Date : 00.00.00
Name of the Patient : Abc XyzAli Essa Al-Sablmn / F / 40 yrs
Referred by : Dr. Abc Xyzrani.
Examination : M.R.I. of Sella & Perisellar Region.
CLINICAL PROFILE :
C/O progressive loss of vision of the left eye since 6-7 years.
M.R.I of the sella & perisellar region was performed using the following parameters :
3 mm thick T1 Weighted and T2 Weighted coronal images.
3 mm thick T1 Weighted sagittal images.
After contrast administration, the sella and perisellar region was scanned with 3 mm thick T1 Weighted sagittal and coronal images and 3 mm thick T1 Weighted sagittal images with fat saturation. The brain was screened with 5 mm thick T2 Weighted axial images with magnetization transfer after contrast administration.

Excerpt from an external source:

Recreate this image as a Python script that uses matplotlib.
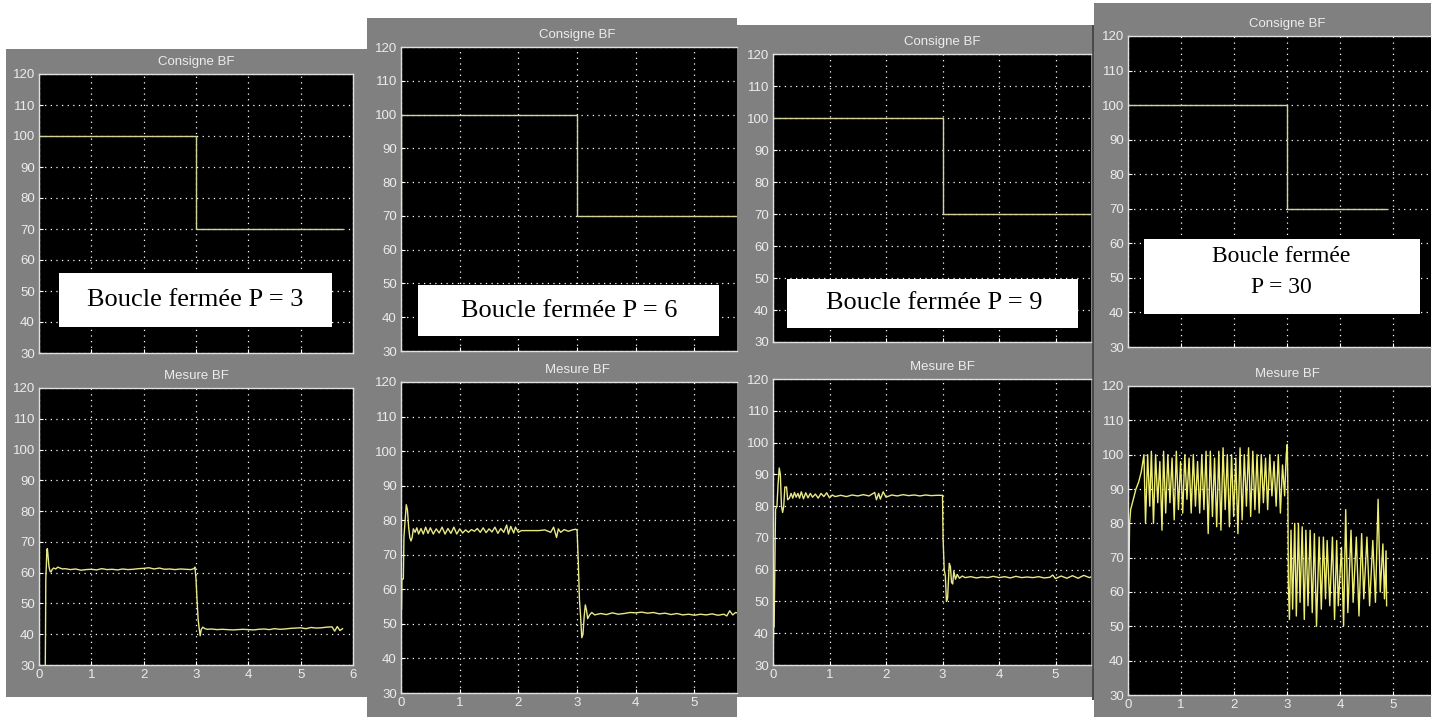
import matplotlib
matplotlib.use("Agg")
import matplotlib.pyplot as plt
from matplotlib.patches import Rectangle
from matplotlib.transforms import blended_transform_factory

# Taille de l'image de reference (pixels)
W, H = 1438, 717

# --- Donnees : consigne (echelon 100 -> 70 a t = 3 s) ---
consigne_p1_t = [0, 3, 3, 5.79]
consigne_p1_y = [100, 100, 70, 70]
consigne_p2_t = [0, 0, 3, 3, 5.8]
consigne_p2_y = [70, 100, 100, 70, 70]
consigne_p3_t = [0, 3, 3, 5.8]
consigne_p3_y = [100, 100, 70, 70]
consigne_p4_t = [0, 3, 3, 4.86]
consigne_p4_y = [100, 100, 70, 70]

mesure_p1 = [
    (0.12, 30), (0.125, 42), (0.13, 58), (0.14, 62), (0.15, 67.5), (0.16, 67.8), (0.17, 66),
    (0.19, 62), (0.21, 60.5), (0.23, 60.2), (0.25, 61), (0.28, 61.5), (0.32, 61.2), (0.36, 61.8),
    (0.40, 61.5), (0.45, 61.2), (0.50, 61.3), (0.60, 61.0), (0.70, 61.2), (0.80, 60.8), (0.90, 61.0),
    (1.00, 61.1), (1.10, 60.9), (1.20, 61.3), (1.30, 61.0), (1.40, 61.1), (1.50, 60.9), (1.60, 61.2),
    (1.70, 61.0), (1.80, 61.1), (1.90, 61.3), (2.00, 61.4), (2.10, 61.6), (2.20, 61.2), (2.30, 61.5),
    (2.40, 61.1), (2.50, 61.2), (2.60, 61.0), (2.70, 61.2), (2.80, 61.1), (2.90, 61.0), (2.96, 61.3),
    (2.98, 61.8), (3.00, 58), (3.02, 51), (3.04, 45), (3.06, 42), (3.08, 39.5), (3.10, 41.5),
    (3.13, 42.3), (3.17, 41.8), (3.22, 41.6), (3.30, 41.7), (3.40, 41.5), (3.50, 41.6), (3.60, 41.5),
    (3.70, 41.4), (3.80, 41.5), (3.90, 41.6), (4.00, 41.5), (4.10, 41.4), (4.20, 41.6), (4.30, 41.7),
    (4.40, 41.5), (4.50, 41.8), (4.60, 41.6), (4.70, 41.7), (4.80, 41.9), (4.90, 42.0), (5.00, 42.1),
    (5.10, 41.8), (5.20, 42.2), (5.30, 42.0), (5.40, 42.1), (5.50, 42.3), (5.60, 42.4), (5.65, 41.0),
    (5.70, 42.5), (5.75, 41.2), (5.80, 41.8),
]
mesure_p2 = [
    (0.0, 52), (0.01, 55), (0.015, 63), (0.04, 63), (0.05, 75), (0.07, 80), (0.09, 84.5), (0.11, 83),
    (0.13, 78), (0.15, 75), (0.17, 74), (0.19, 75), (0.21, 77.5), (0.24, 76.5), (0.27, 77.8),
    (0.30, 76), (0.34, 77.6), (0.38, 76), (0.42, 78), (0.46, 76.2), (0.50, 77.8), (0.55, 76),
    (0.60, 77.5), (0.65, 76.3), (0.70, 78), (0.75, 76), (0.80, 77.6), (0.85, 76.2), (0.90, 78),
    (0.95, 76), (1.00, 77.5), (1.05, 76.3), (1.10, 77.2), (1.15, 76.5), (1.20, 77.3), (1.25, 76.8),
    (1.30, 77.6), (1.35, 76.5), (1.40, 77.8), (1.45, 76.4), (1.50, 77.5), (1.55, 76.6), (1.60, 78),
    (1.65, 76.2), (1.70, 77.6), (1.75, 76.5), (1.80, 78.6), (1.83, 76), (1.87, 78.2), (1.92, 76.3),
    (1.95, 78), (2.00, 76.5), (2.05, 77), (2.20, 77), (2.35, 77), (2.45, 77.2), (2.55, 76.5),
    (2.60, 78), (2.65, 75), (2.68, 77.5), (2.72, 76.5), (2.78, 77.3), (2.85, 76.8), (2.92, 77.2),
    (2.98, 77.4), (3.00, 77), (3.02, 68), (3.04, 57), (3.06, 52), (3.08, 46), (3.10, 47), (3.12, 52),
    (3.14, 55.5), (3.16, 54), (3.18, 51.5), (3.21, 52.5), (3.25, 53.3), (3.30, 52.6), (3.40, 53),
    (3.50, 52.7), (3.60, 53.2), (3.70, 52.8), (3.80, 53), (3.90, 53.3), (4.00, 53.2), (4.10, 53.4),
    (4.20, 53.1), (4.30, 53.3), (4.40, 52.9), (4.50, 53.1), (4.60, 52.7), (4.70, 53), (4.80, 52.6),
    (4.90, 52.8), (5.00, 52.5), (5.10, 52.8), (5.20, 52.6), (5.30, 52.9), (5.40, 52.5), (5.50, 52.8),
    (5.55, 52.3), (5.60, 53.8), (5.65, 52.6), (5.70, 53.3), (5.80, 52.8),
]
mesure_p3 = [
    (0.0, 30), (0.01, 42), (0.02, 42), (0.03, 57), (0.045, 79), (0.07, 80), (0.09, 87), (0.11, 92),
    (0.13, 90), (0.15, 80), (0.17, 78), (0.19, 80), (0.21, 86), (0.24, 86), (0.26, 82), (0.29, 82.5),
    (0.32, 84), (0.35, 82.5), (0.38, 84.3), (0.41, 82.8), (0.44, 84), (0.47, 82.5), (0.50, 84.5),
    (0.54, 82.3), (0.58, 84.2), (0.62, 82.6), (0.66, 84), (0.70, 82.8), (0.75, 83.8), (0.80, 82.5),
    (0.85, 84), (0.90, 83), (0.95, 84.2), (1.00, 82.6), (1.05, 83.5), (1.10, 83), (1.20, 83.4),
    (1.30, 83), (1.40, 83.5), (1.50, 83.2), (1.60, 83.6), (1.70, 83.2), (1.80, 84.3), (1.83, 82),
    (1.87, 84), (1.90, 82.2), (1.95, 84.5), (2.00, 82.8), (2.10, 83.5), (2.20, 83.2), (2.30, 83.6),
    (2.40, 83.3), (2.50, 83.5), (2.60, 83.2), (2.70, 83.5), (2.80, 83.3), (2.90, 83.4), (3.00, 83.4),
    (3.01, 70), (3.03, 60), (3.05, 58), (3.07, 50), (3.09, 51), (3.12, 62), (3.14, 61), (3.16, 56),
    (3.18, 55.5), (3.20, 59.5), (3.23, 57), (3.26, 58.5), (3.30, 57.3), (3.35, 58), (3.40, 57.5),
    (3.50, 57.8), (3.60, 57.4), (3.70, 57.7), (3.80, 57.5), (3.90, 57.9), (4.00, 57.5), (4.10, 57.8),
    (4.20, 57.4), (4.30, 57.9), (4.40, 57.5), (4.50, 57.7), (4.60, 57.5), (4.70, 57.8), (4.80, 57.4),
    (4.90, 57.6), (4.95, 58.3), (5.00, 57.2), (5.10, 58), (5.20, 57.3), (5.30, 58.1), (5.40, 57.3),
    (5.50, 58.2), (5.60, 57.5), (5.70, 58.3),
]
mesure_p4 = [
    (0.0, 30), (0.01, 56), (0.03, 80), (0.05, 84), (0.10, 87), (0.15, 90), (0.20, 92), (0.25, 95),
    (0.30, 100), (0.33, 80), (0.37, 100), (0.41, 85), (0.44, 101), (0.48, 80), (0.52, 100),
    (0.56, 86), (0.60, 98), (0.64, 78), (0.67, 101), (0.71, 83), (0.75, 100), (0.79, 86), (0.83, 99),
    (0.87, 81), (0.91, 101), (0.95, 84), (0.99, 98), (1.03, 83), (1.07, 100), (1.11, 87), (1.15, 99),
    (1.19, 83), (1.23, 100), (1.27, 85), (1.31, 98), (1.35, 83), (1.39, 100), (1.43, 84),
    (1.47, 101), (1.51, 77), (1.55, 101), (1.59, 82), (1.63, 99), (1.67, 79), (1.71, 101),
    (1.75, 78), (1.79, 102), (1.83, 84), (1.87, 100), (1.91, 79), (1.95, 100), (1.99, 82),
    (2.03, 99), (2.07, 77), (2.11, 102), (2.15, 81), (2.19, 100), (2.23, 85), (2.27, 102),
    (2.31, 82), (2.35, 101), (2.39, 84), (2.43, 100), (2.47, 83), (2.51, 100), (2.55, 86),
    (2.59, 99), (2.63, 84), (2.67, 100), (2.71, 88), (2.75, 98), (2.79, 85), (2.83, 100), (2.87, 83),
    (2.91, 97), (2.95, 88), (2.98, 100), (3.00, 103), (3.01, 90), (3.02, 62), (3.04, 52), (3.07, 78),
    (3.10, 55), (3.14, 80), (3.17, 53), (3.21, 80), (3.24, 57), (3.28, 79), (3.32, 52), (3.35, 78),
    (3.39, 56), (3.43, 78), (3.47, 54), (3.51, 77), (3.55, 50), (3.60, 76), (3.64, 55), (3.68, 76),
    (3.72, 58), (3.75, 75), (3.80, 56), (3.85, 76), (3.89, 52), (3.93, 75), (3.96, 56), (4.02, 73),
    (4.06, 50), (4.10, 84), (4.14, 54), (4.20, 78), (4.24, 57), (4.30, 76), (4.35, 53), (4.40, 77),
    (4.44, 58), (4.50, 76), (4.55, 56), (4.61, 75), (4.66, 57), (4.71, 87), (4.75, 60), (4.80, 74),
    (4.83, 58), (4.86, 72), (4.87, 56),
]

titres_haut = "Consigne BF"
titres_bas = "Mesure BF"
etiquettes = ["Boucle fermée P = 3", "Boucle fermée P = 6", "Boucle fermée P = 9",
              ["Boucle fermée", "P = 30"]]

GRIS = "#808080"
TXT = "#ececec"
C_CONS = "#d2d29c"
C_MES = "#e8e888"

plt.rcParams['font.family'] = ['Liberation Sans Narrow', 'Liberation Sans', 'DejaVu Sans']

fig = plt.figure(figsize=(W / 100, H / 100), dpi=100)
fig.patch.set_facecolor("white")


def rect_px(l, t, r, b, color, z):
    fig.add_artist(Rectangle((l / W, 1 - b / H), (r - l) / W, (b - t) / H,
                             transform=fig.transFigure, facecolor=color,
                             edgecolor="none", zorder=z))


def axes_px(l, t, r, b, xmax, titre, xlabels, cut_right):
    ax = fig.add_axes([l / W, 1 - b / H, (r - l) / W, (b - t) / H])
    ax.set_facecolor("black")
    ax.set_xlim(0, xmax)
    ax.set_ylim(30, 120)
    ax.set_xticks([x for x in range(0, 7) if x <= xmax])
    ax.set_yticks(range(30, 121, 10))
    ax.grid(True, color="white", linestyle=(0, (1, 3.5)), linewidth=0.9)
    ax.tick_params(direction="in", length=3, color="white", labelcolor=TXT,
                   labelsize=9.5, pad=3)
    if not xlabels:
        ax.tick_params(axis="x", labelbottom=False)
    for s in ax.spines.values():
        s.set_color("#e0e0e0")
        s.set_linewidth(1)
    if cut_right:
        ax.spines["right"].set_visible(False)
    trans = blended_transform_factory(ax.transData, ax.transAxes)
    ax.text(3, 1 + 12 / (b - t), titre, transform=trans, ha="center", va="center",
            color=TXT, fontsize=9.5, clip_on=False)
    return ax


# --- fonds gris des quatre captures ---
rect_px(6, 49, 367, 697, GRIS, -2)
rect_px(367, 18, 737, 717, GRIS, -2)
rect_px(737, 25, 1092, 697, GRIS, -2)
rect_px(1092, 25, 1096, 700, "#4a4a4a", -2)
rect_px(1094, 3, 1431, 717, GRIS, -2)

# --- Panneau 1 (P = 3) ---
a = axes_px(39, 74, 353, 353, 6, titres_haut, False, False)
a.plot(consigne_p1_t, consigne_p1_y, color=C_CONS, lw=1.0)
b = axes_px(39, 388, 353, 665, 6, titres_bas, True, False)
t, y = zip(*mesure_p1)
b.plot(t, y, color=C_MES, lw=1.0)

# --- Panneau 2 (P = 6) ---
a = axes_px(401, 47, 737, 351, 336 / 58.7, titres_haut, False, True)
a.plot(consigne_p2_t, consigne_p2_y, color=C_CONS, lw=1.0)
b = axes_px(401, 382, 737, 693, 336 / 58.7, titres_bas, True, True)
t, y = zip(*mesure_p2)
b.plot(t, y, color=C_MES, lw=1.0)

# --- Panneau 3 (P = 9) ---
a = axes_px(773, 54, 1091, 342, 318 / 56.5, titres_haut, False, True)
a.plot(consigne_p3_t, consigne_p3_y, color=C_CONS, lw=1.0)
b = axes_px(773, 379, 1091, 665, 318 / 56.5, titres_bas, True, True)
t, y = zip(*mesure_p3)
b.plot(t, y, color=C_MES, lw=1.0)

# --- Panneau 4 (P = 30) ---
a = axes_px(1128, 36, 1431, 347, 303 / 53.1, titres_haut, False, True)
a.plot(consigne_p4_t, consigne_p4_y, color=C_CONS, lw=1.0)
b = axes_px(1128, 386, 1431, 695, 303 / 53.1, titres_bas, True, True)
t, y = zip(*mesure_p4)
b.plot(t, y, color="#eeee70", lw=1.0)

# --- cartouches blancs ---
boites = [(59, 273, 332, 327), (418, 285, 719, 336), (787, 279, 1078, 328), (1144, 239, 1420, 314)]
for (l, tp, r, bt) in boites:
    rect_px(l, tp, r, bt, "white", 5)

serif = ['Liberation Serif', 'DejaVu Serif']
fig.text(195 / W, 1 - 300 / H, etiquettes[0], ha="center", va="center",
         fontsize=19, family=serif, color="black", zorder=6)
fig.text(569 / W, 1 - 311 / H, etiquettes[1], ha="center", va="center",
         fontsize=19, family=serif, color="black", zorder=6)
fig.text(934 / W, 1 - 303 / H, etiquettes[2], ha="center", va="center",
         fontsize=19, family=serif, color="black", zorder=6)
fig.text(1281 / W, 1 - 257 / H, etiquettes[3][0], ha="center", va="center",
         fontsize=17, family=serif, color="black", zorder=6)
fig.text(1281 / W, 1 - 288 / H, etiquettes[3][1], ha="center", va="center",
         fontsize=17, family=serif, color="black", zorder=6)

fig.savefig("out.png", dpi=100, facecolor="white")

There is seen a well-marginated, lobulated, approximately 2.0 x 1.5 x 2.8 cms sized intermediate signal intensity mass lesion on the T1 Weighted images in the sella and suprasellar region, extending posteriorly along the floor of the anterior cranial fossa (along the planum sphenoidale). This lesion appears isointense to grey matter on the T2 Weighted images.
The superior margin of the anterior pituitary gland is indented by the lesion with the gland being pushed along the floor of the sella. The posterior pituitary gland shows a normal hyperintense signal on the T1 Weighted images. The pituitary Scan-00009
stalk is not well-identified separately from the lesion. The optic chiasma is displaced superiorly by the lesion. The left optic nerve is probably atrophied and shows a hyperintense signal on the T2 Weighted images.
There is no extension of the lesion into the cavernous sinuses on either side.
There is no ballooning of the sella. Suspicious erosion of the planum sphenoidale is noted to the left of the midline (scans 103.7, 107.7).
After contrast administration, there is uniform enhancement of the above described mass lesion and the pituitary gland. Though it is difficult to separate the mass lesion from the pituitary gland, a probable clevage plane exists between the two, better appreciated posteriorly.
The screening images of the brain do not reveal any significant feature of note, though mild ventricular fullness is noted.
An approximately 2.0 x 1.5 x 2.8 cms sized uniformly enhancing mass lesion in the sella and suprasellar region and along the floor of the anterior cranial fossa as described is not specific for a single etiology.
This most probably represent planum sphenoidale meningioma. A pituitary adenoma cannot be entirely excluded though less likely. Left optic atrophy with altered signal is also noted.
As compared to the previous MRI dated 00.00.00, there is no significant change noted.